Conservative Fantasy Meets Reality

Republican politicians must learn to stop listening to the right wing noise machine. In October, Mitt Romney looked foolish when he tried to repeat the claims of the right wing media about Libya, only to be corrected during the second debate. In the final days of the election, Romney was talking about momentum which wasn’t there and sounded optimistic about winning. I had wondered if Romney believed what he said, or if he thought that he could improve his chances by sounding optimistic, despite the polling results. It now looks like he really did believe the faulty predictions and theories about the polls coming from the right wing based upon interviews with Romney advisers:

“He was shellshocked,” one adviser said of Romney.

Romney and his campaign had gone into the evening confident they had a good path to victory, for emotional and intellectual reasons. The huge and enthusiastic crowds in swing state after swing state in recent weeks – not only for Romney but also for Paul Ryan – bolstered what they believed intellectually: that Obama would not get the kind of turnout he had in 2008.

They thought intensity and enthusiasm were on their side this time – poll after poll showed Republicans were more motivated to vote than Democrats – and that would translate into votes for Romney.

As a result, they believed the public/media polls were skewed – they thought those polls oversampled Democrats and didn’t reflect Republican enthusiasm. They based their own internal polls on turnout levels more favorable to Romney. That was a grave miscalculation, as they would see on election night.

Those assumptions drove their campaign strategy: their internal polling showed them leading in key states, so they decided to make a play for a broad victory: go to places like Pennsylvania while also playing it safe in the last two weeks.

Those assessments were wrong.

The conservative media, which has considerable experience in denying reality, came up with alternative theories about the polls, and displayed their usual distrust of those who utilize actual facts. Conservative fantasy met reality on election night. Similarly we have seen conservative fantasy to justify war in Iraq, with some conservatives still believing Saddam was behind the 9/11 attack and had WMD. We see conservative fantasy economic theories, which do not work in the real world. We see conservative denial of science, including on evolution and climate change. Conservatives have their own alternative history, such as denying the fact that the Founding Fathers established the United States with a secular government characterized by separation of church and state, recognizing that this is essential to guarantee religious freedom.To prevent contamination from liberal (i.e. reality based) ideas, conservatives have their own descriptions of liberal beliefs, which are not held by any liberals in the actual world.

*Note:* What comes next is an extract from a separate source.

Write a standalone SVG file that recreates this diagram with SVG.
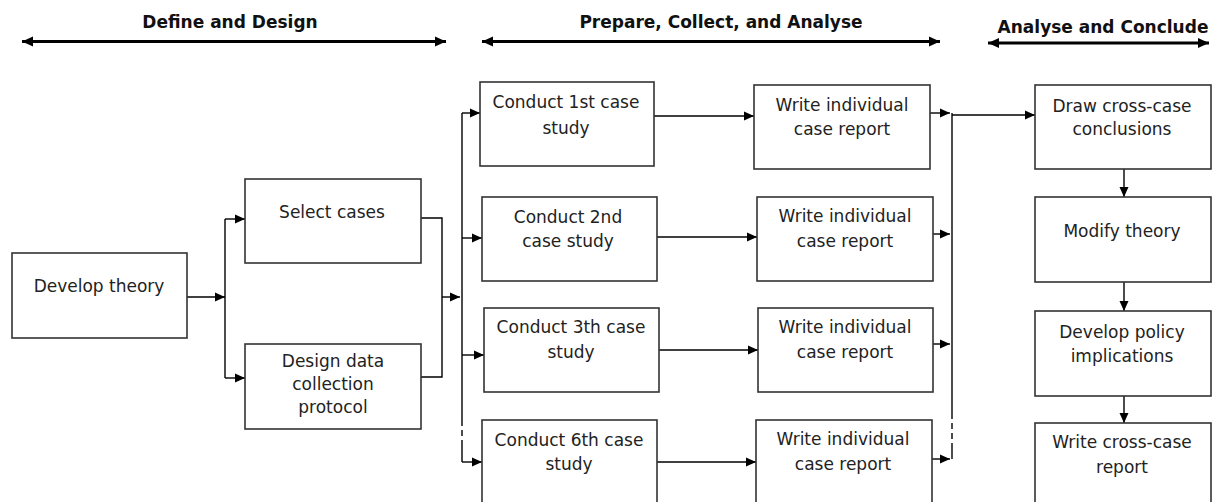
<svg xmlns="http://www.w3.org/2000/svg" width="1222" height="502" viewBox="0 0 1222 502">
<defs>
<marker id="ah" markerUnits="userSpaceOnUse" markerWidth="12" markerHeight="12" refX="10" refY="6" orient="auto"><path d="M0,1.5 L10,6 L0,10.5 Z" fill="#000"/></marker>
<marker id="hh" markerUnits="userSpaceOnUse" markerWidth="12" markerHeight="12" refX="11" refY="6" orient="auto-start-reverse"><path d="M0,1 L11,6 L0,11 Z" fill="#000"/></marker>
</defs>
<style>
.box{fill:#fff;stroke:#333;stroke-width:1.6}
.t{font-family:"DejaVu Sans",Verdana,sans-serif;font-size:17px;fill:#222;text-anchor:middle}
.h{font-family:"DejaVu Sans",Verdana,sans-serif;font-size:17px;font-weight:bold;fill:#111;text-anchor:middle}
.c{fill:none;stroke:#000;stroke-width:1.4}
.ph{fill:none;stroke:#000;stroke-width:3.2}
</style>
<rect width="1222" height="502" fill="#fff"/>
<g id="phases">
<text class="h" x="230" y="28">Define and Design</text>
<path class="ph" d="M22,41.5 H446" marker-start="url(#hh)" marker-end="url(#hh)"/>
<text class="h" x="721" y="28">Prepare, Collect, and Analyse</text>
<path class="ph" d="M482,41.5 H940" marker-start="url(#hh)" marker-end="url(#hh)"/>
<text class="h" x="1103" y="33">Analyse and Conclude</text>
<path class="ph" d="M988,43 H1209" marker-start="url(#hh)" marker-end="url(#hh)"/>
</g>
<g id="connectors">
<path class="c" d="M187,297 H225" marker-end="url(#ah)"/>
<path class="c" d="M225,219 V378"/>
<path class="c" d="M225,219 H245" marker-end="url(#ah)"/>
<path class="c" d="M225,378 H245" marker-end="url(#ah)"/>
<path class="c" d="M421,218 H442 V377 H421"/>
<path class="c" d="M442,297 H460" marker-end="url(#ah)"/>
<path class="c" d="M462,113 V420"/>
<path class="c" d="M462,420 V446" stroke-dasharray="6,4"/>
<path class="c" d="M462,446 V462"/>
<path class="c" d="M462,113 H480" marker-end="url(#ah)"/>
<path class="c" d="M462,238 H482" marker-end="url(#ah)"/>
<path class="c" d="M462,355 H484" marker-end="url(#ah)"/>
<path class="c" d="M462,462 H482" marker-end="url(#ah)"/>
<path class="c" d="M654,116 H754" marker-end="url(#ah)"/>
<path class="c" d="M657,237 H757" marker-end="url(#ah)"/>
<path class="c" d="M659,350 H758" marker-end="url(#ah)"/>
<path class="c" d="M657,462 H756" marker-end="url(#ah)"/>
<path class="c" d="M930,113 H950" marker-end="url(#ah)"/>
<path class="c" d="M933,234 H950" marker-end="url(#ah)"/>
<path class="c" d="M933,344 H950" marker-end="url(#ah)"/>
<path class="c" d="M932,459 H950" marker-end="url(#ah)"/>
<path class="c" d="M952,113 V413"/>
<path class="c" d="M952,413 V447" stroke-dasharray="6,4"/>
<path class="c" d="M952,447 V459"/>
<path class="c" d="M952,115 H1035" marker-end="url(#ah)"/>
<path class="c" d="M1124,169 V197" marker-end="url(#ah)"/>
<path class="c" d="M1124,282 V311" marker-end="url(#ah)"/>
<path class="c" d="M1124,396 V423" marker-end="url(#ah)"/>
</g>
<g id="develop-theory"><rect class="box" x="12" y="253" width="175" height="85"/><text class="t" x="99" y="292">Develop theory</text></g>
<g id="select-cases"><rect class="box" x="245" y="179" width="176" height="84"/><text class="t" x="332" y="218">Select cases</text></g>
<g id="design-protocol"><rect class="box" x="245" y="344" width="176" height="85"/><text class="t" x="333" y="367">Design data</text><text class="t" x="333" y="390">collection</text><text class="t" x="333" y="413">protocol</text></g>
<g id="conduct-1"><rect class="box" x="480" y="82" width="174" height="84"/><text class="t" x="566" y="108">Conduct 1st case</text><text class="t" x="566" y="134">study</text></g>
<g id="conduct-2"><rect class="box" x="482" y="197" width="175" height="84"/><text class="t" x="568" y="223">Conduct 2nd</text><text class="t" x="568" y="247">case study</text></g>
<g id="conduct-3"><rect class="box" x="484" y="308" width="175" height="84"/><text class="t" x="571" y="333">Conduct 3th case</text><text class="t" x="571" y="358">study</text></g>
<g id="conduct-6"><rect class="box" x="482" y="420" width="175" height="90"/><text class="t" x="569" y="446">Conduct 6th case</text><text class="t" x="569" y="470">study</text></g>
<g id="write-1"><rect class="box" x="754" y="85" width="176" height="84"/><text class="t" x="842" y="111">Write individual</text><text class="t" x="842" y="135">case report</text></g>
<g id="write-2"><rect class="box" x="757" y="197" width="176" height="84"/><text class="t" x="845" y="222">Write individual</text><text class="t" x="845" y="247">case report</text></g>
<g id="write-3"><rect class="box" x="758" y="308" width="175" height="84"/><text class="t" x="845" y="333">Write individual</text><text class="t" x="845" y="358">case report</text></g>
<g id="write-4"><rect class="box" x="756" y="420" width="176" height="90"/><text class="t" x="843" y="445">Write individual</text><text class="t" x="843" y="470">case report</text></g>
<g id="draw-conclusions"><rect class="box" x="1035" y="85" width="176" height="84"/><text class="t" x="1122" y="112">Draw cross-case</text><text class="t" x="1122" y="135">conclusions</text></g>
<g id="modify-theory"><rect class="box" x="1035" y="197" width="176" height="85"/><text class="t" x="1122" y="237">Modify theory</text></g>
<g id="policy-implications"><rect class="box" x="1035" y="311" width="176" height="85"/><text class="t" x="1122" y="338">Develop policy</text><text class="t" x="1122" y="362">implications</text></g>
<g id="cross-case-report"><rect class="box" x="1035" y="423" width="176" height="90"/><text class="t" x="1122" y="448">Write cross-case</text><text class="t" x="1122" y="473">report</text></g>
</svg>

Even when the Republicans did attempt to use modern science, it comes as no surprise that they were not able to get it to work:

Mitt Romney’s campaign boasted for the past two weeks that it would outgun President Barack Obama’s team in the Democrats’ area of strength — voter-targeting. It would use a state-of-the-art system called ORCA, named for the killer whale, that cost substantial resources to build over months.

Instead, Romney campaign officials were mostly flying without instruments on Election Day.

Numerous Republicans in and around the Romney campaign called the ORCA platform a total bust, stranding thousands of volunteers without a way of reporting data back to headquarters and leaving Romney central command without a clear view of developments on the ground.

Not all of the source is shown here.